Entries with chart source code
------
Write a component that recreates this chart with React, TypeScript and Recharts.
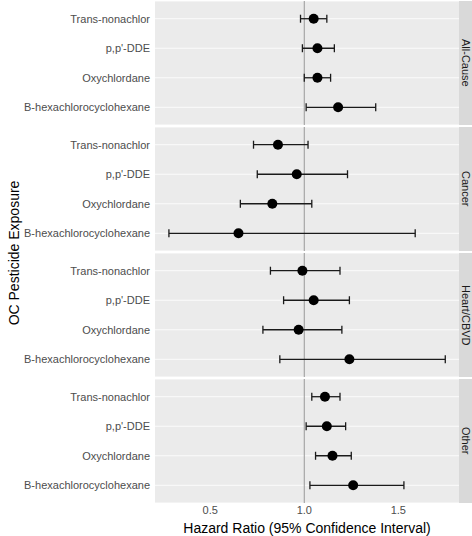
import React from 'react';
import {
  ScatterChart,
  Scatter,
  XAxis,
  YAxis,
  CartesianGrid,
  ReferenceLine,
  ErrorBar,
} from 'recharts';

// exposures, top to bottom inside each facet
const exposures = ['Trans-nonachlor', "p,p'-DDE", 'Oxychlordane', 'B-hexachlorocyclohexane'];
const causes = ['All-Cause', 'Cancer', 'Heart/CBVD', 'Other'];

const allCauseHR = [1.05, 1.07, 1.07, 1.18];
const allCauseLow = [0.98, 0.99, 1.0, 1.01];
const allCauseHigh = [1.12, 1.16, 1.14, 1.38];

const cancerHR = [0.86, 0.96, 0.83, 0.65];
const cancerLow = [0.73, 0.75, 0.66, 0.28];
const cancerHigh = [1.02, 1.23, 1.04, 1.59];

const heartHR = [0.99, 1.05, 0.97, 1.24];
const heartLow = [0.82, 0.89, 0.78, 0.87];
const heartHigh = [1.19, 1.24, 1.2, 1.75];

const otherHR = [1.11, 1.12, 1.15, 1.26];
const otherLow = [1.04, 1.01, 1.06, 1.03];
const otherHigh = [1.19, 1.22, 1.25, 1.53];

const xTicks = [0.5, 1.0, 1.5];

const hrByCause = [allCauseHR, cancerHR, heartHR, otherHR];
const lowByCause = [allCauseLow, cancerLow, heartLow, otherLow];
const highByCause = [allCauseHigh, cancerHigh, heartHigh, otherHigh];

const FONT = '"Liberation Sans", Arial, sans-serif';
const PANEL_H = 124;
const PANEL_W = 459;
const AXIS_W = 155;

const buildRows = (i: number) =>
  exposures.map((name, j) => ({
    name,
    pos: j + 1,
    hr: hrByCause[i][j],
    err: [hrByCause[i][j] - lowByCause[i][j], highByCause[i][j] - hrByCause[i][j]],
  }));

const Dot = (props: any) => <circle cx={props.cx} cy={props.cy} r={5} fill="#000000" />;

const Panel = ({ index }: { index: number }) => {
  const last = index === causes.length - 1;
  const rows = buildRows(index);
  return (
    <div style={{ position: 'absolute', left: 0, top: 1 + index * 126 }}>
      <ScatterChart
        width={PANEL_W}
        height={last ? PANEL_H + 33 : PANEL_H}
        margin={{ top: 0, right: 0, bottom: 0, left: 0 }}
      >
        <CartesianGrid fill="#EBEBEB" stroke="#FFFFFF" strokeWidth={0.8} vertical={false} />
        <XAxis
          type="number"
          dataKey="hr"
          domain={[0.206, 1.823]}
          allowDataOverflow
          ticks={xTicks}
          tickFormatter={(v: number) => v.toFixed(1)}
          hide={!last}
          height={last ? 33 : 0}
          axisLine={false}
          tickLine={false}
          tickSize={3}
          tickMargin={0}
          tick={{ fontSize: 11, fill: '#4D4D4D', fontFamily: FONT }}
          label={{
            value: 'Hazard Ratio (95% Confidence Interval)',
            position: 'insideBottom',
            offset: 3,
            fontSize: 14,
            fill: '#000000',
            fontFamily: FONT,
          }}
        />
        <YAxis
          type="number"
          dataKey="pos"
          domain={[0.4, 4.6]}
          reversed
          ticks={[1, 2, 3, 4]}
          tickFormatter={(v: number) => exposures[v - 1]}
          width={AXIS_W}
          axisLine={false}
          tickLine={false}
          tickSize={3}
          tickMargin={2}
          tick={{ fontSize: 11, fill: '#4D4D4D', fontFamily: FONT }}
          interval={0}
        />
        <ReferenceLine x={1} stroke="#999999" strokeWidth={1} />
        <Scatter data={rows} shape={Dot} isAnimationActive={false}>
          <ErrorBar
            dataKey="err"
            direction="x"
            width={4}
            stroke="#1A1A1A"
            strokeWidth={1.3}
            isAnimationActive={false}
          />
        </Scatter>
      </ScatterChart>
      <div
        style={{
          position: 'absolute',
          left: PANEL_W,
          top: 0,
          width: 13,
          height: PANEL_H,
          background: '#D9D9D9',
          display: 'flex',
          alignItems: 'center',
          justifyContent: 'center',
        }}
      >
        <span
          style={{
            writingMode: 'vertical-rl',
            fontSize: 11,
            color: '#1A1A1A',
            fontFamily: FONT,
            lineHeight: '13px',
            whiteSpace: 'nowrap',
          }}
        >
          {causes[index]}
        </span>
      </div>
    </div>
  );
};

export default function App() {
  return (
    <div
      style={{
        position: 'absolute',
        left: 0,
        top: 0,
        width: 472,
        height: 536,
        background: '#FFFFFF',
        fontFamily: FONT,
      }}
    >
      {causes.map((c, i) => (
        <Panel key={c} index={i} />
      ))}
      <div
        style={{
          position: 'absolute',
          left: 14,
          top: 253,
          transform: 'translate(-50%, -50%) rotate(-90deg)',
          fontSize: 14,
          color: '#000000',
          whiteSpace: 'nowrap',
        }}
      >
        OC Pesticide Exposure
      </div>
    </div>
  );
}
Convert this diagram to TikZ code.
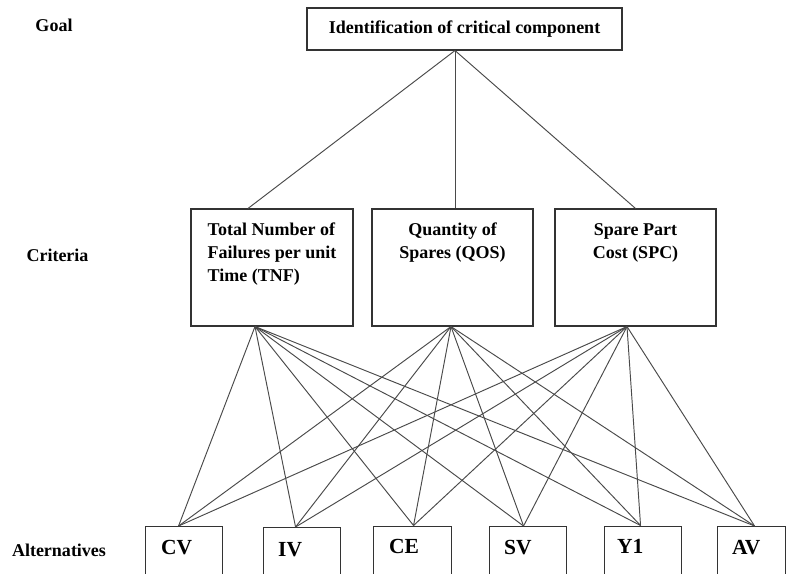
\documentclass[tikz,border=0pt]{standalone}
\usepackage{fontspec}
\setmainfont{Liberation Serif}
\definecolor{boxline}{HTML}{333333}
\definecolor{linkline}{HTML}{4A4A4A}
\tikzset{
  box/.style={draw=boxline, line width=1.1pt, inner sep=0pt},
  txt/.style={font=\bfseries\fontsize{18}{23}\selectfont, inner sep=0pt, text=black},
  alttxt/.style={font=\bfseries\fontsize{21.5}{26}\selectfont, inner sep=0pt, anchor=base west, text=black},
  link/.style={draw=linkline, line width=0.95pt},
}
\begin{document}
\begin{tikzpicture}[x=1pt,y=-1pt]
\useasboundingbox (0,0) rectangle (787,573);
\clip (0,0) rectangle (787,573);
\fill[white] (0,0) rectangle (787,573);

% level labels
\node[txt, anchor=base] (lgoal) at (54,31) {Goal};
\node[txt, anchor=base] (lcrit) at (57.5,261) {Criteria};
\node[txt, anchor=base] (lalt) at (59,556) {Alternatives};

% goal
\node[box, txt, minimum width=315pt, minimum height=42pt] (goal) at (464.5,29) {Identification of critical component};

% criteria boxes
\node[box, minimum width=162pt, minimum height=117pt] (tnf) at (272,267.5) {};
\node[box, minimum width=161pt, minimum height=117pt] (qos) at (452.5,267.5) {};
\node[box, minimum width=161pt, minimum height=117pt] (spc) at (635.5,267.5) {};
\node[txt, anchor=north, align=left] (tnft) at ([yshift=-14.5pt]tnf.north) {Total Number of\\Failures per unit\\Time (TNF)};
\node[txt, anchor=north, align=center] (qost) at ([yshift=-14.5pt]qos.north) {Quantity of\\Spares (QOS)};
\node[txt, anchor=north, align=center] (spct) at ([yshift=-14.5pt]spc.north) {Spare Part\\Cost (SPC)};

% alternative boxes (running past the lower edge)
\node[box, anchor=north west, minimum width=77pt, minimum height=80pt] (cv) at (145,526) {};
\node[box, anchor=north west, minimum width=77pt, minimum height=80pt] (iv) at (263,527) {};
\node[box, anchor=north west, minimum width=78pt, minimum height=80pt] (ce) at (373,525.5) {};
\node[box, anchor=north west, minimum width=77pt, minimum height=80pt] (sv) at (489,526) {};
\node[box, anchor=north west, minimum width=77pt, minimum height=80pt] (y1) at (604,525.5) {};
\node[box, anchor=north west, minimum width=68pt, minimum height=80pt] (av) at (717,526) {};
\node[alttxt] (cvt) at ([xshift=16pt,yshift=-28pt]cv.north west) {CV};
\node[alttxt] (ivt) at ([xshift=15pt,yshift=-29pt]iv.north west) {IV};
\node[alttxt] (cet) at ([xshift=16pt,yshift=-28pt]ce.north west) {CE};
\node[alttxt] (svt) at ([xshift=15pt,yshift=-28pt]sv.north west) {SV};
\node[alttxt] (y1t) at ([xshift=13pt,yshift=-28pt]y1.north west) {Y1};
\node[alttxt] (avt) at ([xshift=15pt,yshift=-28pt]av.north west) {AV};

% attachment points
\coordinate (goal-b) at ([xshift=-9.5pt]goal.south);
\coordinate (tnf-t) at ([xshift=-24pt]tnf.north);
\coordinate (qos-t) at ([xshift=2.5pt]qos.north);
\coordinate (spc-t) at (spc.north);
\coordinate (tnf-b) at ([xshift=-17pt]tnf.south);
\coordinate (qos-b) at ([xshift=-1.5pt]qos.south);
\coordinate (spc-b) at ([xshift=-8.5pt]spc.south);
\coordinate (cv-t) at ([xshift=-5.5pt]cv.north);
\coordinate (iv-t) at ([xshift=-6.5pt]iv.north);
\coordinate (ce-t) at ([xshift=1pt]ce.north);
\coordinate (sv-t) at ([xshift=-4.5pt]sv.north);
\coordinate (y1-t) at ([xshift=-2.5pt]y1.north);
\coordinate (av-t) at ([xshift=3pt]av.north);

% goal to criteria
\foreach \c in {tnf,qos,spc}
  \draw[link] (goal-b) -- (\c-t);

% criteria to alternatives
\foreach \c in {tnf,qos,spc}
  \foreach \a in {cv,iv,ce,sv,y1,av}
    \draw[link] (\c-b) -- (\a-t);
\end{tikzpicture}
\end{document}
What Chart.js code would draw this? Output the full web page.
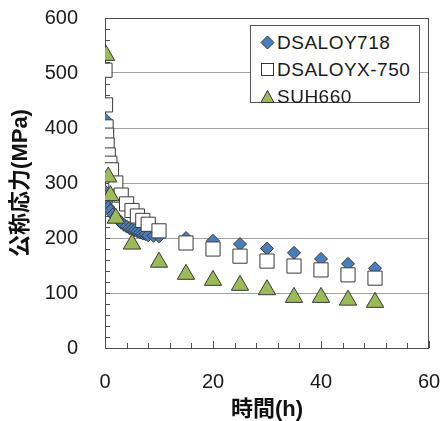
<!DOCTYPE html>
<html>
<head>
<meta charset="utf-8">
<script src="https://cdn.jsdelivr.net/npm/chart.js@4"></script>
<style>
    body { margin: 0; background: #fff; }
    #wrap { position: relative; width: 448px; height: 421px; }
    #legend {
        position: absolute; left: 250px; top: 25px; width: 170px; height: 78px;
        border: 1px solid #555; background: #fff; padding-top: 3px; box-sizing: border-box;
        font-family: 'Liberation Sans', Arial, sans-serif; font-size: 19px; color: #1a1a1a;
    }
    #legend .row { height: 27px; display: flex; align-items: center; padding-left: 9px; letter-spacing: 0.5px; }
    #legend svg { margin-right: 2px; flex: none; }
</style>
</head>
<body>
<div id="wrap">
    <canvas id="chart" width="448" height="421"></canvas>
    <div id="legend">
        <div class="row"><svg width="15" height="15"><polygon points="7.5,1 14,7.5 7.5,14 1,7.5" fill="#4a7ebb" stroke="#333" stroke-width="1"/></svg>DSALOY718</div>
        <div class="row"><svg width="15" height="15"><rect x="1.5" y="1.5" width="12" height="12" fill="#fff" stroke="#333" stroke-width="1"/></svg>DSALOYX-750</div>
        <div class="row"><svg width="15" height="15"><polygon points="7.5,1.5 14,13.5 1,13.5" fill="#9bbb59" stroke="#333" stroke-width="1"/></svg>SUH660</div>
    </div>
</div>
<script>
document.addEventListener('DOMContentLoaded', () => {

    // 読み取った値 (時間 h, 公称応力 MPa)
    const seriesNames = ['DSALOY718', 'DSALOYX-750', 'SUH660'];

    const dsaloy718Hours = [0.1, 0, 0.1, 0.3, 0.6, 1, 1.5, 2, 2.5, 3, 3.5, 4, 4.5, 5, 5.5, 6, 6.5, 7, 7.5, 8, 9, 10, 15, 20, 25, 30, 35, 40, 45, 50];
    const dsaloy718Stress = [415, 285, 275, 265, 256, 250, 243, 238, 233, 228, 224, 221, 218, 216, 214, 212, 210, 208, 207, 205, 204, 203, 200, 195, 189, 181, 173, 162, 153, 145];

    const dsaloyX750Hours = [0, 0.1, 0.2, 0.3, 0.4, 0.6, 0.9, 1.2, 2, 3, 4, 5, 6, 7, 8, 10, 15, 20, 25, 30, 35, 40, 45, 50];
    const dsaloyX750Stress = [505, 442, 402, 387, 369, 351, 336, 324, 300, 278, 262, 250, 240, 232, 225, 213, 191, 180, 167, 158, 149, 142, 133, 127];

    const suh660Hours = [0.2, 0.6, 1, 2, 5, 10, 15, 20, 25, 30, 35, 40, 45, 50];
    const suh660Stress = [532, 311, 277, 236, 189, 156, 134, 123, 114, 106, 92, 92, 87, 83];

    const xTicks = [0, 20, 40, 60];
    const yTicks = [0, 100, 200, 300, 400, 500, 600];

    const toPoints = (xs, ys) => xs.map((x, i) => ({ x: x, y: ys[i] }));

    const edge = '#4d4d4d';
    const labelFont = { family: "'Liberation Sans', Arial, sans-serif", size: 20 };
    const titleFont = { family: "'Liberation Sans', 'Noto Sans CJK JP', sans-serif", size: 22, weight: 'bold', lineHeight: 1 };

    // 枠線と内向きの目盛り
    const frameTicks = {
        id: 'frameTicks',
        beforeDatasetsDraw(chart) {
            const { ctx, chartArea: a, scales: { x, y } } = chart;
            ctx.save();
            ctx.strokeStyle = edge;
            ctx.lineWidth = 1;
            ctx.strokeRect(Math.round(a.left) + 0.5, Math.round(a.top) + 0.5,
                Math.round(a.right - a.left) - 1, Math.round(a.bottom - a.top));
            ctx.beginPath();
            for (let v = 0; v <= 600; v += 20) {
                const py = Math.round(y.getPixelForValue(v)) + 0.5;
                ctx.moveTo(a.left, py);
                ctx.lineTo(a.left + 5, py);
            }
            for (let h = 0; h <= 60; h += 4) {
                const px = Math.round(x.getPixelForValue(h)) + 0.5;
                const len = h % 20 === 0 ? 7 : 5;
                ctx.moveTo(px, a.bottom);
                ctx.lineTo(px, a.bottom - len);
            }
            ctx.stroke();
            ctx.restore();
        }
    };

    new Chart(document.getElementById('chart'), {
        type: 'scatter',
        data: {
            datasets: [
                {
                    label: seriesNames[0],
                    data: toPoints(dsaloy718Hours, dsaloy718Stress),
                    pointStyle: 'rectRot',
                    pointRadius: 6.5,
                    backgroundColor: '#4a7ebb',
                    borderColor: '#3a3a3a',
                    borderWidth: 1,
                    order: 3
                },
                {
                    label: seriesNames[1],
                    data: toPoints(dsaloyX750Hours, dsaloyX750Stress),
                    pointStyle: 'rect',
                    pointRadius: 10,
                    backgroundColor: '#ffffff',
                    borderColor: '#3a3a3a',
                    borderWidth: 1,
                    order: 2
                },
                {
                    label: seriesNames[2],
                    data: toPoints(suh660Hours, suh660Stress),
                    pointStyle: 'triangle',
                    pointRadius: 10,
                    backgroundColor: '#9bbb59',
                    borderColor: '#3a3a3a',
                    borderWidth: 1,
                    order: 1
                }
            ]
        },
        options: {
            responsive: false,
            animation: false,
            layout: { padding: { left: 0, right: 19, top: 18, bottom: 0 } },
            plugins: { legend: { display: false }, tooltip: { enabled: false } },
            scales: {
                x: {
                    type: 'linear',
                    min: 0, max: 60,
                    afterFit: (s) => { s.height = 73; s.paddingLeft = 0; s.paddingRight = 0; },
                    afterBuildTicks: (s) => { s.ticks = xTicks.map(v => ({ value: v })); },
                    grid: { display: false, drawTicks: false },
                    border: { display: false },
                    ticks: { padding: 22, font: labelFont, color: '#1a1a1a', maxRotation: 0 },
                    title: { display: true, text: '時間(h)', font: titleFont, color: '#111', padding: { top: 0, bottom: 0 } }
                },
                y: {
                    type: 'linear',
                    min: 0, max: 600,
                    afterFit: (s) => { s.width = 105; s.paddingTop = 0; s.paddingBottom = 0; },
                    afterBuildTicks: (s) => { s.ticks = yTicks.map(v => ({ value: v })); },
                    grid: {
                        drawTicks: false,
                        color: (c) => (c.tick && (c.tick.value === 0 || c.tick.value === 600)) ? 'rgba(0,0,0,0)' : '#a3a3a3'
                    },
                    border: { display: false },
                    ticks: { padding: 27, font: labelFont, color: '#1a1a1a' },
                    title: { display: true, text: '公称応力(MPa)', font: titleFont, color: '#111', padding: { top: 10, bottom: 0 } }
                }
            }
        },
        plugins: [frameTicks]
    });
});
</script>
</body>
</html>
------
SHORT TASK => Only the lines from the start of the records above through the line containing "const AXIS_W = 155;" should be returned, exactly and with both ends, please; the pictures stay out.

WRITTEN ANSWER =>
Write a component that recreates this chart with React, TypeScript and Recharts.
import React from 'react';
import {
  ScatterChart,
  Scatter,
  XAxis,
  YAxis,
  CartesianGrid,
  ReferenceLine,
  ErrorBar,
} from 'recharts';

// exposures, top to bottom inside each facet
const exposures = ['Trans-nonachlor', "p,p'-DDE", 'Oxychlordane', 'B-hexachlorocyclohexane'];
const causes = ['All-Cause', 'Cancer', 'Heart/CBVD', 'Other'];

const allCauseHR = [1.05, 1.07, 1.07, 1.18];
const allCauseLow = [0.98, 0.99, 1.0, 1.01];
const allCauseHigh = [1.12, 1.16, 1.14, 1.38];

const cancerHR = [0.86, 0.96, 0.83, 0.65];
const cancerLow = [0.73, 0.75, 0.66, 0.28];
const cancerHigh = [1.02, 1.23, 1.04, 1.59];

const heartHR = [0.99, 1.05, 0.97, 1.24];
const heartLow = [0.82, 0.89, 0.78, 0.87];
const heartHigh = [1.19, 1.24, 1.2, 1.75];

const otherHR = [1.11, 1.12, 1.15, 1.26];
const otherLow = [1.04, 1.01, 1.06, 1.03];
const otherHigh = [1.19, 1.22, 1.25, 1.53];

const xTicks = [0.5, 1.0, 1.5];

const hrByCause = [allCauseHR, cancerHR, heartHR, otherHR];
const lowByCause = [allCauseLow, cancerLow, heartLow, otherLow];
const highByCause = [allCauseHigh, cancerHigh, heartHigh, otherHigh];

const FONT = '"Liberation Sans", Arial, sans-serif';
const PANEL_H = 124;
const PANEL_W = 459;
const AXIS_W = 155;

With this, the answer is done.